(BRIEF) Copy nothing but the text: reproduce each line of the listing exactly and leave the pictures out.

%%

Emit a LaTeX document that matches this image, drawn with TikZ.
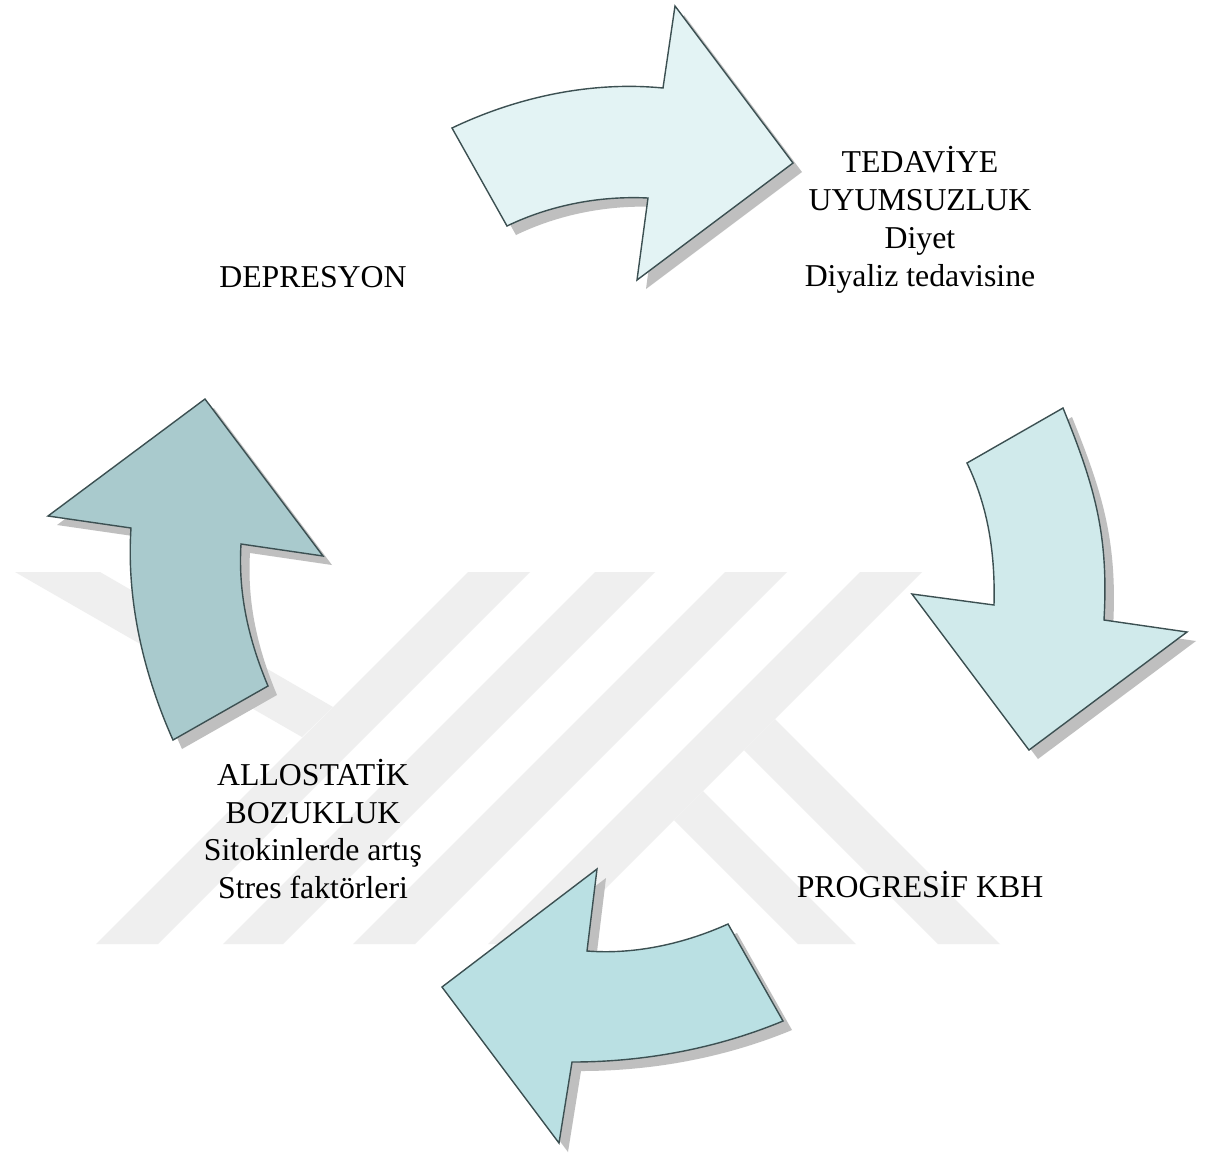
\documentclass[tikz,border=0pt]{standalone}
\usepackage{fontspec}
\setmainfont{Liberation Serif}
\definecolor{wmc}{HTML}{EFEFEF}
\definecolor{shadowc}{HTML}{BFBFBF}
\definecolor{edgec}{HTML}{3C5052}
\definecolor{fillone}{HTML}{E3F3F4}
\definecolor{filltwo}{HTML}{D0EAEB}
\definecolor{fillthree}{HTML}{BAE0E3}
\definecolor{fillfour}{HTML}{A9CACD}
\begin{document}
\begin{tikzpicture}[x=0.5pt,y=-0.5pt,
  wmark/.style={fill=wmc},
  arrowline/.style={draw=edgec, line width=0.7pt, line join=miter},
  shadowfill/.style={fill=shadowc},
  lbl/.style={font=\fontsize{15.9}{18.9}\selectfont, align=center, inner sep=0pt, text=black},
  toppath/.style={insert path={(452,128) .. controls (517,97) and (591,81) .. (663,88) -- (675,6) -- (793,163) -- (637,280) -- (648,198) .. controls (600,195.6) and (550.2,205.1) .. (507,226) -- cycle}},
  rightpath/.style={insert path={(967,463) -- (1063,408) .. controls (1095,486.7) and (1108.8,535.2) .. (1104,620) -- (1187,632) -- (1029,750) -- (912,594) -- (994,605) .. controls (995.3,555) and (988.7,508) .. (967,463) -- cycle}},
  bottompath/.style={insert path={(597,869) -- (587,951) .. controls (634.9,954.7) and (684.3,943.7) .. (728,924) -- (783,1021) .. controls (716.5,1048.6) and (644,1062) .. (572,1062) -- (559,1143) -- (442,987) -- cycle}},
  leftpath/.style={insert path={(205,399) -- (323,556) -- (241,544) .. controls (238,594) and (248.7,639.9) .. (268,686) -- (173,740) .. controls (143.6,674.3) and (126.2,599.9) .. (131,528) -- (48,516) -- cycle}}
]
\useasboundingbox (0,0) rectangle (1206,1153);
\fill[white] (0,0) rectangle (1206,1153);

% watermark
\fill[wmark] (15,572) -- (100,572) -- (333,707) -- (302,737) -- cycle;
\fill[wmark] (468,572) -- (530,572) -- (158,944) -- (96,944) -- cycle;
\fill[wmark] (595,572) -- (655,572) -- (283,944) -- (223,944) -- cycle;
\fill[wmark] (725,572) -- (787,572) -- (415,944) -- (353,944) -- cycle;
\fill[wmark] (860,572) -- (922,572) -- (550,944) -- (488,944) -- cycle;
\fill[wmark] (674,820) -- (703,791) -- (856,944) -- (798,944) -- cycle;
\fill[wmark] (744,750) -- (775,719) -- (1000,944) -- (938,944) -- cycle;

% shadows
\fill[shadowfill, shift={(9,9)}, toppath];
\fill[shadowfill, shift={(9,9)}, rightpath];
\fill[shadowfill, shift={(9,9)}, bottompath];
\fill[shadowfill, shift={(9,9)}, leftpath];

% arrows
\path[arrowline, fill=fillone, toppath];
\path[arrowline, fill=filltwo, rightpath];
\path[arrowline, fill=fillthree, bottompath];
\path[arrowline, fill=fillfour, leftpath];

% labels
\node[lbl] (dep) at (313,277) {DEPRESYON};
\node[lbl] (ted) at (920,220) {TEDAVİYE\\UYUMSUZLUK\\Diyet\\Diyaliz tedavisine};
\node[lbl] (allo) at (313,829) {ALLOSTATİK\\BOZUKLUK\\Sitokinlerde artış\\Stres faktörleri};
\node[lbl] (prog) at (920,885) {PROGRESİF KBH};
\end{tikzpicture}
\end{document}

%%

(CORRECT OUTPUT)
Emit a LaTeX document that matches this image, drawn with TikZ.
\documentclass[tikz,border=0pt]{standalone}
\usepackage{fontspec}
\setmainfont{Liberation Serif}
\definecolor{wmc}{HTML}{EFEFEF}
\definecolor{shadowc}{HTML}{BFBFBF}
\definecolor{edgec}{HTML}{3C5052}
\definecolor{fillone}{HTML}{E3F3F4}
\definecolor{filltwo}{HTML}{D0EAEB}
\definecolor{fillthree}{HTML}{BAE0E3}
\definecolor{fillfour}{HTML}{A9CACD}
\begin{document}
\begin{tikzpicture}[x=0.5pt,y=-0.5pt,
  wmark/.style={fill=wmc},
  arrowline/.style={draw=edgec, line width=0.7pt, line join=miter},
  shadowfill/.style={fill=shadowc},
  lbl/.style={font=\fontsize{15.9}{18.9}\selectfont, align=center, inner sep=0pt, text=black},
  toppath/.style={insert path={(452,128) .. controls (517,97) and (591,81) .. (663,88) -- (675,6) -- (793,163) -- (637,280) -- (648,198) .. controls (600,195.6) and (550.2,205.1) .. (507,226) -- cycle}},
  rightpath/.style={insert path={(967,463) -- (1063,408) .. controls (1095,486.7) and (1108.8,535.2) .. (1104,620) -- (1187,632) -- (1029,750) -- (912,594) -- (994,605) .. controls (995.3,555) and (988.7,508) .. (967,463) -- cycle}},
  bottompath/.style={insert path={(597,869) -- (587,951) .. controls (634.9,954.7) and (684.3,943.7) .. (728,924) -- (783,1021) .. controls (716.5,1048.6) and (644,1062) .. (572,1062) -- (559,1143) -- (442,987) -- cycle}},
  leftpath/.style={insert path={(205,399) -- (323,556) -- (241,544) .. controls (238,594) and (248.7,639.9) .. (268,686) -- (173,740) .. controls (143.6,674.3) and (126.2,599.9) .. (131,528) -- (48,516) -- cycle}}
]
\useasboundingbox (0,0) rectangle (1206,1153);
\fill[white] (0,0) rectangle (1206,1153);

% watermark
\fill[wmark] (15,572) -- (100,572) -- (333,707) -- (302,737) -- cycle;
\fill[wmark] (468,572) -- (530,572) -- (158,944) -- (96,944) -- cycle;
\fill[wmark] (595,572) -- (655,572) -- (283,944) -- (223,944) -- cycle;
\fill[wmark] (725,572) -- (787,572) -- (415,944) -- (353,944) -- cycle;
\fill[wmark] (860,572) -- (922,572) -- (550,944) -- (488,944) -- cycle;
\fill[wmark] (674,820) -- (703,791) -- (856,944) -- (798,944) -- cycle;
\fill[wmark] (744,750) -- (775,719) -- (1000,944) -- (938,944) -- cycle;

% shadows
\fill[shadowfill, shift={(9,9)}, toppath];
\fill[shadowfill, shift={(9,9)}, rightpath];
\fill[shadowfill, shift={(9,9)}, bottompath];
\fill[shadowfill, shift={(9,9)}, leftpath];

% arrows
\path[arrowline, fill=fillone, toppath];
\path[arrowline, fill=filltwo, rightpath];
\path[arrowline, fill=fillthree, bottompath];
\path[arrowline, fill=fillfour, leftpath];

% labels
\node[lbl] (dep) at (313,277) {DEPRESYON};
\node[lbl] (ted) at (920,220) {TEDAVİYE\\UYUMSUZLUK\\Diyet\\Diyaliz tedavisine};
\node[lbl] (allo) at (313,829) {ALLOSTATİK\\BOZUKLUK\\Sitokinlerde artış\\Stres faktörleri};
\node[lbl] (prog) at (920,885) {PROGRESİF KBH};
\end{tikzpicture}
\end{document}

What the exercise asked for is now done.